Since I was the Trebbler who wrote about Viva La Vida or Death and All His Friends, I think it’s fitting that yours truly should be the one who reviews Prospekt’s March. Think of this EP as Coldplay’s version of Radiohead’s bonus In Rainbows disc that was released in that extremely expensive box set that has inexplicably yet to be released on its own. (C’mon Thom, you could learn a little from Chris Martin and his boys, release that bonus disc as an EP already!)
If you’re one of the few that has yet to purchase the magnificent Viva La Vida, however, you can pick up a special edition with Prospekt’s March added as a bonus disc. It’s also available as an EP by itself. Listening to Prospekt’s March and thinking back about Martin’s comment about retiring after Coldplay’s world tour, I can only conclude that it’s a mistake. Hearing Viva La Vida and Prospekt, I feel like Coldplay have yet to cement their name and sound in the stratosphere of The Beatles or Radiohead. They are on the verge of the mountain peak that is eternal greatness timeless status, so why give up now? I have a feeling that their next album, if it ever gets made, is going to be legendary.
Okay, maybe the Jay-Z flavored Lost mix isn’t exactly what I’m talking about, I could have done without that track, but the rest of Prospekt’s March is worthy of inclusion in Viva La Vida. The debate will begin just like with In Rainbows, as to whether or not Coldplay should have added songs like “Glass of Water” and “Prospekt’s March/Poppyfields” to their full-length effort. I say `hell yeah,’ but I’m the type of musicologist who believes that the greater the number of songs available, the more fulfilling it is for my rhythmic soul. Think about The Beatles’ White Album, what if they would have pared down the songs to one single album? It works as a masterpiece, albeit an imperfect one.

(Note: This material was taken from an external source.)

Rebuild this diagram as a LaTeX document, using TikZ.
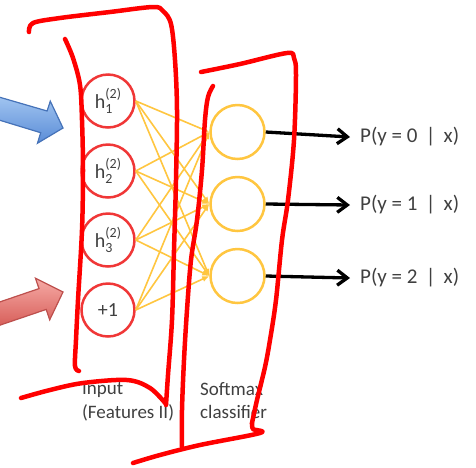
\documentclass[tikz,border=0pt]{standalone}
\usepackage{fontspec}
\setmainfont{Carlito}
\usetikzlibrary{arrows.meta}
\definecolor{inred}{RGB}{240,55,55}
\definecolor{softy}{RGB}{255,198,64}
\definecolor{txt}{RGB}{64,64,64}
\definecolor{pen}{RGB}{255,0,0}
\definecolor{bluelt}{RGB}{160,196,240}
\definecolor{bluedk}{RGB}{90,140,215}
\definecolor{blueln}{RGB}{70,115,185}
\definecolor{pinklt}{RGB}{246,170,165}
\definecolor{pinkdk}{RGB}{215,95,90}
\definecolor{pinkln}{RGB}{190,80,77}
\newcommand{\hlab}[1]{h\rlap{\raisebox{-5pt}{\fontsize{14}{14}\selectfont #1}}\raisebox{9.5pt}{\fontsize{14}{14}\selectfont (2)}}
\tikzset{
  innode/.style={circle, draw=inred, line width=2.5pt, minimum size=53pt, inner sep=0pt, text=txt, font=\fontsize{20}{24}\selectfont},
  outnode/.style={circle, draw=softy, line width=2.5pt, minimum size=54pt, inner sep=0pt},
  wire/.style={draw=softy, line width=1.6pt, -{Latex[length=7pt,width=6pt]}},
  outarrow/.style={draw=black, line width=3.3pt, -{Straight Barb[length=10pt,width=15pt]}},
  plabel/.style={anchor=west, inner sep=0pt, text=txt, font=\fontsize{21}{25}\selectfont},
  caption/.style={anchor=base west, inner sep=0pt, text=txt, font=\fontsize{19}{24}\selectfont},
  pen/.style={draw=pen, line width=4.5pt, line cap=round, line join=round}
}
\begin{document}
\begin{tikzpicture}[x=1pt,y=-1pt]
\useasboundingbox (0,0) rectangle (476,467);
\fill[white] (0,0) rectangle (476,467);
% block arrows
\begin{scope}
\clip (0,0) rectangle (476,467);
\filldraw[draw=blueln, line width=1.2pt, top color=bluelt, bottom color=bluedk]
  (-8.2,117.8) -- (40.7,132.7) -- (37.5,143.2) -- (63,128) -- (50.3,101.2) -- (47.1,111.0) -- (-1.8,96.8) -- cycle;
\filldraw[draw=pinkln, line width=1.2pt, top color=pinklt, bottom color=pinkdk]
  (-1.4,325.6) -- (46.2,309.4) -- (49.7,319.8) -- (63,292) -- (35.5,278.2) -- (39.0,288.6) -- (-8.6,304.8) -- cycle;
\end{scope}
% input nodes
\node[innode] (h1) at (108,101) {\hlab{1}};
\node[innode] (h2) at (108,171) {\hlab{2}};
\node[innode] (h3) at (108,240) {\hlab{3}};
\node[innode] (b) at (108,310) {+1};
% output nodes
\node[outnode] (o1) at (237.5,132) {};
\node[outnode] (o2) at (237.5,204) {};
\node[outnode] (o3) at (237.5,276) {};
% wires
\foreach \s in {h1,h2,h3,b}{
  \foreach \t in {o1,o2,o3}{
    \draw[wire] (\s.east) -- (\t.west);
  }
}
% outputs
\node[plabel] (p0) at (360,137) {P(y = 0 \,|\, x)};
\node[plabel] (p1) at (360,205) {P(y = 1 \,|\, x)};
\node[plabel] (p2) at (360,278) {P(y = 2 \,|\, x)};
\draw[outarrow] (o1.east) -- (p0.west -| 350,0);
\draw[outarrow] (o2.east) -- (p1.west -| 350,0);
\draw[outarrow] (o3.east) -- (p2.west -| 350,0);
% captions
\node[caption] (in1) at (82,394) {Input};
\node[caption] (in2) at (82,418) {(Features II)};
\node[caption] (sm1) at (200,395) {Softmax};
\node[caption] (sm2) at (200,418) {classifier};
% red pen strokes
\draw[pen] plot[smooth, tension=0.55] coordinates {(29,32) (33,23) (60,18) (110,12) (153,7) (163,11) (171,24) (175,60) (177,110) (176,180) (174,250) (172,320) (168,375) (166,405)};
\draw[pen] plot[smooth, tension=0.55] coordinates {(65,39) (73,58) (80,85) (82,120) (83,170) (82,230) (78,300) (76,340) (75,366) (79,371)};
\draw[pen] plot[smooth, tension=0.55] coordinates {(21,398) (50,390) (83,383) (127,380) (150,388) (166,404)};
\draw[pen] plot[smooth, tension=0.55] coordinates {(201,72) (240,64) (287,53) (294,58) (296,75) (294,140) (288,200) (282,240) (276,300) (270,340) (265,367) (257,400) (252,423)};
\draw[pen] plot[smooth, tension=0.55] coordinates {(252,423) (253,429) (260,433) (200,445) (160,455) (133,463)};
\draw[pen] plot[smooth, tension=0.55] coordinates {(213,86) (208,97) (205,120) (202,170) (197,220) (191,260) (187,310) (184,360) (182,410) (182,447)};
\end{tikzpicture}
\end{document}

Since it’s so brief, Prospekt feels like a coda to Viva La Vida. For those of us who didn’t want the musical journey to end after “The Escapist,” we get more from those sessions produced brilliantly by Brian Eno. I love the way that “Rainy Day” starts with some post-modern noisy rhythms and flows into some soothing strings in the chorus. It’s a hopeful soundtrack to yr wet and dreary days. Even the title track sounds like a more optimistic version of “A Rush of Blood to the Head.” I simply have fallen for the wall of sound remix of “Lovers in Japan.” It sounds like an ode to romantics around the globe. I discovered an aura of positivism that shines throughout the lyrics and sound of Prospekt’s March.
I feel like songs like the lyrical version of “Life in Technicolor,” the acoustic beauty of “Now my Feet Won’t Touch the Ground” and even the piano interlude of “Postcards from Far Away” would have made Viva La Vida an even more memorable album. Prospekt’s March is a bold statement from Coldplay it continues all of the themes and sounds they started with Eno’s on Viva La Vida. Prospekt’s March and Viva La Vida mark the year when Coldplay became more than a multi-platinum band. Berryman, Buckland, Champion and Martin are on the verge of a magnum opus that has the potential of injecting a much needed post modern artfulness into the rhyme-less direction that is contemporary pop music. Don’t give up; we need Coldplay now more than ever.